Richard H. Thornton, An American Glossary: Being an Attempt to Illustrate Certain Americanisms Upon Historical Principles (London: Francis, 1912), 2:949-50; John R. Bartlett, Dictionary of Americanisms: A Glossary of Words and Phrases Usually Regarded as Peculiar to the United States, 515.

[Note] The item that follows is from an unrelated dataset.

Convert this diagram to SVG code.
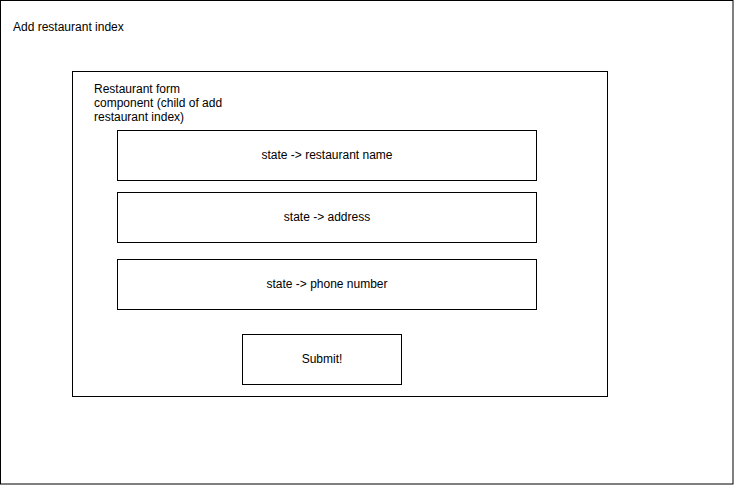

8Gillespie is referring to Lyman Trumbull’s election by the Illinois General Assembly as Illinois’ representative in the U.S. Senate. The Illinois General Assembly met in a joint session on February 8, 1855, to elect a U.S. senator. Ten rounds of voting were needed to finally determine the victor. Gillespie’s reference to Trumbull’s “five particular friends” is a reference to Norman B. Judd, Burton C. Cook, John M. Palmer, Henry S. Baker, and George T. Allen—all of whom refused to vote for Lincoln and instead each cast their ballots for Trumbull in all ten rounds of voting. In a list of members of the Illinois General Assembly that Lincoln created around January 1855, he listed all five men as anti-Nebraska Democrats. As Lincoln noted in letters to political allies after the election, because these five men decided that they “could never vote for a whig,” he was unable to secure the required votes. Upon realizing this, Lincoln urged his supporters to cast their ballots for Trumbull so that an anti-Nebraska candidate could win the senate seat, and Trumbull won the election.
Illinois Senate Journal. 1855. 19th G. A., 242-55; Abraham Lincoln to Elihu B. Washburne; Abraham Lincoln to Jesse O. Norton.
9Lincoln’s reply, if he wrote one, has not been located.
10This is another reference to the Kansas-Nebraska Act. In the presidential election of 1852, Franklin Pierce ran on a platform that affirmed the Compromise of 1850 and pledged to forestall any policy that might renew agitation over slavery.
David M. Potter and Don E. Fehrenbacher, The Impending Crisis, 1848-1861 (New York: Harper & Row, 1976), 142.
11In June 1856, the Republican Party met for its national convention in Philadelphia and nominated John C. Fremont as its candidate for president. Ultimately, however, Buchanan won the presidency. In Illinois, Buchanan won 44.1 percent of the vote to Fremont’s 40.2 percent and Fillmore’s 15.7 percent.
Also in the election of 1856, Illinois voters elected the entire slate of Republican candidates for state office.
Howard W. Allen and Vincent A. Lacey, eds., Illinois Elections, 1818-1990 (Carbondale and Edwardsville: Southern Illinois University Press, 1992), 10; Daily Illinois State Journal (Springfield), 20 November 1856, 2:2.

Autograph Letter Signed, 4 page(s), Volume Volume 2, Herndon-Weik Collection of Lincolniana, Library of Congress (Washington, DC).